February 20: ICRA has downgraded the fixed deposit (FD) programme of DCM Shriram Leasing & Finance (DSLF) from `MB-' to `MD', indicating either already in default or expected to default. The revised rating takes into account the deterioration in asset quality and the consequent increase in non-performing assets.A sharp fall in FD renewal rate has adversely affected the company's liquidity position and ICRA expects this to continue into the medium term.ICRA has also downgraded the partly convertible debenture (PCD) programme of DCM Limited from `LB' to `LC' indicating substantial risk and has been placed under rating watch, an ICRA release said.

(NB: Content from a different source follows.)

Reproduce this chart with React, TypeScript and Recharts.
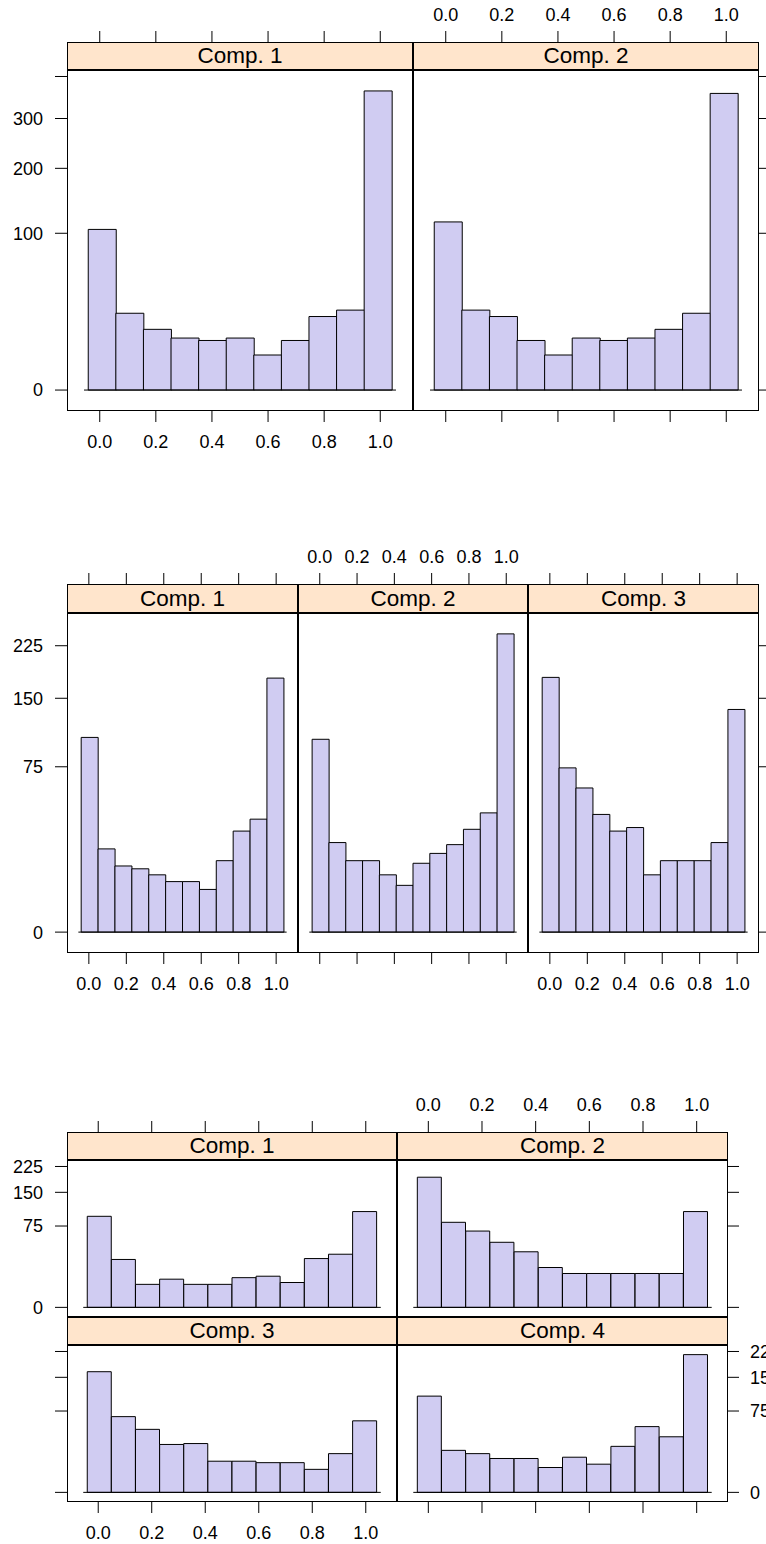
import React from 'react';
import { BarChart, Bar, XAxis, YAxis, ReferenceLine } from 'recharts';

// ---- categories (histogram bins) ----
const BINS_11 = ['1', '2', '3', '4', '5', '6', '7', '8', '9', '10', '11'];
const BINS_12 = ['1', '2', '3', '4', '5', '6', '7', '8', '9', '10', '11', '12'];

// ---- tick values / labels ----
const X_TICKS = [0, 0.2, 0.4, 0.6, 0.8, 1.0];
const X_TICK_LABELS = ['0.0', '0.2', '0.4', '0.6', '0.8', '1.0'];
const G1_Y_TICKS = [0, 100, 200, 300, 400];
const G1_Y_LABELS = ['0', '100', '200', '300', ''];
const G23_Y_TICKS = [0, 75, 150, 225];
const G23_Y_LABELS = ['0', '75', '150', '225'];

// ---- series values (counts) ----
const G1_COMP1 = [105, 24, 15, 11, 10, 11, 5, 10, 22, 26, 364];
const G1_COMP2 = [115, 26, 22, 10, 5, 11, 10, 11, 15, 24, 358];

const G2_COMP1 = [104, 19, 12, 11, 9, 7, 7, 5, 14, 28, 35, 177];
const G2_COMP2 = [102, 22, 14, 14, 9, 6, 13, 17, 21, 29, 39, 244];
const G2_COMP3 = [178, 74, 57, 38, 28, 30, 9, 14, 14, 14, 22, 136];

const G3_COMP1 = [94, 26, 6, 9, 6, 6, 10, 11, 7, 27, 32, 104];
const G3_COMP2 = [192, 82, 66, 48, 35, 18, 13, 13, 13, 13, 13, 104];
const G3_COMP3 = [165, 65, 45, 26, 27, 11, 11, 10, 10, 6, 17, 58];
const G3_COMP4 = [105, 20, 17, 13, 13, 7, 14, 9, 24, 49, 35, 215];

// ---- axis ranges ----
const X_DOMAIN: [number, number] = [-0.1167, 1.1167];
const BIN_RANGE = [-0.041, 1.041];
const BASELINE_RANGE = [-0.056, 1.056];

const FONT = '"Liberation Sans", Arial, Helvetica, sans-serif';
const BAR_FILL = '#D0CCF2';
const STRIP_FILL = '#FFE5CC';
const M = 60;
const MT = 100;
const TICK = 11;

type Side = 'none' | 'ticks' | 'labels';

interface PanelProps {
  title: string;
  values: number[];
  bins: string[];
  x: number;
  w: number;
  stripTop: number;
  stripH: number;
  plotH: number;
  yMax: number;
  yTicks: number[];
  yLabels: string[];
  top: Side;
  bottom: Side;
  left: Side;
  right: Side;
}

function xFmt(v: number) {
  const i = X_TICKS.findIndex((t) => Math.abs(t - v) < 1e-9);
  return i >= 0 ? X_TICK_LABELS[i] : '';
}

function Panel(p: PanelProps) {
  const plotTop = p.stripTop + p.stripH;
  const r = Math.sqrt(p.yMax);
  const yDomain: [number, number] = [-Math.pow(0.07 * r, 2), Math.pow(1.07 * r, 2)];
  const span = X_DOMAIN[1] - X_DOMAIN[0];
  const padL = (p.w * (BIN_RANGE[0] - X_DOMAIN[0])) / span;
  const padR = (p.w * (X_DOMAIN[1] - BIN_RANGE[1])) / span;
  const data = p.bins.map((b, i) => ({ bin: b, count: p.values[i] }));
  const yFmt = (v: number) => {
    const i = p.yTicks.indexOf(v);
    return i >= 0 ? p.yLabels[i] : '';
  };
  const tickStyle = { fontSize: 18, fill: '#000', fontFamily: FONT };

  const topTick = (tp: any) => {
    const base = tp.y - p.stripH;
    return (
      <g>
        <line x1={tp.x} x2={tp.x} y1={base} y2={base - TICK} stroke="#000" strokeWidth={1} />
        {p.top === 'labels' && (
          <text x={tp.x} y={base - 21} textAnchor="middle" fontSize={18} fontFamily={FONT} fill="#000">
            {xFmt(tp.payload.value)}
          </text>
        )}
      </g>
    );
  };

  return (
    <>
      <div
        style={{
          position: 'absolute',
          left: p.x,
          top: p.stripTop,
          width: p.w,
          height: p.stripH,
          boxSizing: 'border-box',
          border: '1px solid #000',
          background: STRIP_FILL,
          fontFamily: FONT,
          fontSize: 22.5,
          lineHeight: `${p.stripH - 2}px`,
          textAlign: 'center',
          color: '#000',
          whiteSpace: 'nowrap',
        }}
      >
        {p.title}
      </div>
      <div
        style={{
          position: 'absolute',
          left: p.x,
          top: plotTop,
          width: p.w,
          height: p.plotH,
          boxSizing: 'border-box',
          border: '1px solid #000',
        }}
      />
      <div style={{ position: 'absolute', left: p.x - M, top: plotTop - MT }}>
        <BarChart
          width={p.w + 2 * M}
          height={p.plotH + MT + M}
          data={data}
          margin={{ top: 0, right: 0, bottom: 0, left: 0 }}
          barCategoryGap={0}
          barGap={0}
        >
          <XAxis
            xAxisId="b"
            dataKey="bin"
            type="category"
            hide
            height={0}
            padding={{ left: padL, right: padR }}
          />
          <XAxis
            xAxisId="t"
            dataKey="count"
            type="number"
            orientation="bottom"
            domain={X_DOMAIN}
            allowDataOverflow
            ticks={X_TICKS}
            interval={0}
            height={M}
            axisLine={false}
            stroke="#000"
            tickLine={p.bottom === 'none' ? false : { stroke: '#000' }}
            tick={p.bottom === 'none' ? false : tickStyle}
            tickSize={TICK}
            tickMargin={13}
            tickFormatter={(v: number) => (p.bottom === 'labels' ? xFmt(v) : '')}
          />
          <XAxis
            xAxisId="tt"
            dataKey="count"
            type="number"
            orientation="top"
            domain={X_DOMAIN}
            allowDataOverflow
            ticks={X_TICKS}
            interval={0}
            height={MT}
            axisLine={false}
            tickLine={false}
            tickSize={0}
            tickMargin={0}
            tick={p.top === 'none' ? false : topTick}
          />
          <YAxis
            yAxisId="l"
            orientation="left"
            type="number"
            scale="sqrt"
            domain={yDomain}
            allowDataOverflow
            ticks={p.yTicks}
            interval={0}
            width={M}
            axisLine={false}
            stroke="#000"
            tickLine={p.left === 'none' ? false : { stroke: '#000' }}
            tick={p.left === 'none' ? false : tickStyle}
            tickSize={12}
            tickMargin={12}
            tickFormatter={(v: number) => (p.left === 'labels' ? yFmt(v) : '')}
          />
          <YAxis
            yAxisId="r"
            orientation="right"
            type="number"
            scale="sqrt"
            domain={yDomain}
            allowDataOverflow
            ticks={p.yTicks}
            interval={0}
            width={M}
            axisLine={false}
            stroke="#000"
            tickLine={p.right === 'none' ? false : { stroke: '#000' }}
            tick={p.right === 'none' ? false : tickStyle}
            tickSize={11}
            tickMargin={11}
            tickFormatter={(v: number) => (p.right === 'labels' ? yFmt(v) : '')}
          />
          <Bar
            xAxisId="b"
            yAxisId="l"
            dataKey="count"
            fill={BAR_FILL}
            stroke="#000"
            strokeWidth={1}
            isAnimationActive={false}
          />
          <ReferenceLine
            xAxisId="t"
            yAxisId="l"
            segment={[
              { x: BASELINE_RANGE[0], y: 0 },
              { x: BASELINE_RANGE[1], y: 0 },
            ]}
            stroke="#000"
            strokeWidth={1}
          />
        </BarChart>
      </div>
    </>
  );
}

const G1_MAX = Math.max(...G1_COMP1, ...G1_COMP2);
const G2_MAX = Math.max(...G2_COMP1, ...G2_COMP2, ...G2_COMP3);
const G3_MAX = Math.max(...G3_COMP1, ...G3_COMP2, ...G3_COMP3, ...G3_COMP4);

export default function App() {
  const g1 = { stripTop: 42, stripH: 28, plotH: 341, yMax: G1_MAX, yTicks: G1_Y_TICKS, yLabels: G1_Y_LABELS, bins: BINS_11 };
  const g2 = { stripTop: 584, stripH: 29, plotH: 340, yMax: G2_MAX, yTicks: G23_Y_TICKS, yLabels: G23_Y_LABELS, bins: BINS_12 };
  const g3a = { stripTop: 1132, stripH: 28, plotH: 157, yMax: G3_MAX, yTicks: G23_Y_TICKS, yLabels: G23_Y_LABELS, bins: BINS_12 };
  const g3b = { stripTop: 1317, stripH: 28, plotH: 157, yMax: G3_MAX, yTicks: G23_Y_TICKS, yLabels: G23_Y_LABELS, bins: BINS_12 };
  return (
    <div
      style={{
        position: 'absolute',
        left: 0,
        top: 0,
        width: 766,
        height: 1544,
        overflow: 'hidden',
        background: '#fff',
        fontFamily: FONT,
      }}
    >
      <Panel {...g1} title="Comp. 1" values={G1_COMP1} x={67} w={346} top="ticks" bottom="labels" left="labels" right="none" />
      <Panel {...g1} title="Comp. 2" values={G1_COMP2} x={413} w={346} top="labels" bottom="ticks" left="none" right="ticks" />

      <Panel {...g2} title="Comp. 1" values={G2_COMP1} x={67} w={231} top="ticks" bottom="labels" left="labels" right="none" />
      <Panel {...g2} title="Comp. 2" values={G2_COMP2} x={298} w={230} top="labels" bottom="ticks" left="none" right="none" />
      <Panel {...g2} title="Comp. 3" values={G2_COMP3} x={528} w={231} top="ticks" bottom="labels" left="none" right="ticks" />

      <Panel {...g3a} title="Comp. 1" values={G3_COMP1} x={67} w={330} top="ticks" bottom="none" left="labels" right="none" />
      <Panel {...g3a} title="Comp. 2" values={G3_COMP2} x={397} w={331} top="labels" bottom="none" left="none" right="ticks" />
      <Panel {...g3b} title="Comp. 3" values={G3_COMP3} x={67} w={330} top="none" bottom="labels" left="ticks" right="none" />
      <Panel {...g3b} title="Comp. 4" values={G3_COMP4} x={397} w={331} top="none" bottom="ticks" left="none" right="labels" />
    </div>
  );
}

The company's real estate business which did not take off as expected has had a negative effect on its financial performance, according to ICRA. ICRA has upgraded the rating of Dena Bank's long term sub-ordinated bonds of Rs 100 crore, from `LAA-' to `LAA', indicating highest safety.
The bank's proposed bond issue of Rs 200 crore has also been assigned `LAA'.The highest safety rating has also been assigned to its certificate of deposit programme of Rs 500 crore. According to an ICRA release, the bank has registered a 20 per cent growth in deposits while credit growth was lower at 12 per cent as on September 1997.
Lower cost of deposits and lower non-performing asset generation have contributed significantly to Dena Banks profits. Another bank, Punjab National Bank has been assigned highest safety (`LAA+') for its bond programme, `MAA+' for its term deposits and `A1+' for its certificate of deposit.
ICRA has downgraded the fixed deposit programme of Phoenix International Finance, from `MA' to `MB', indicating inadequate safety.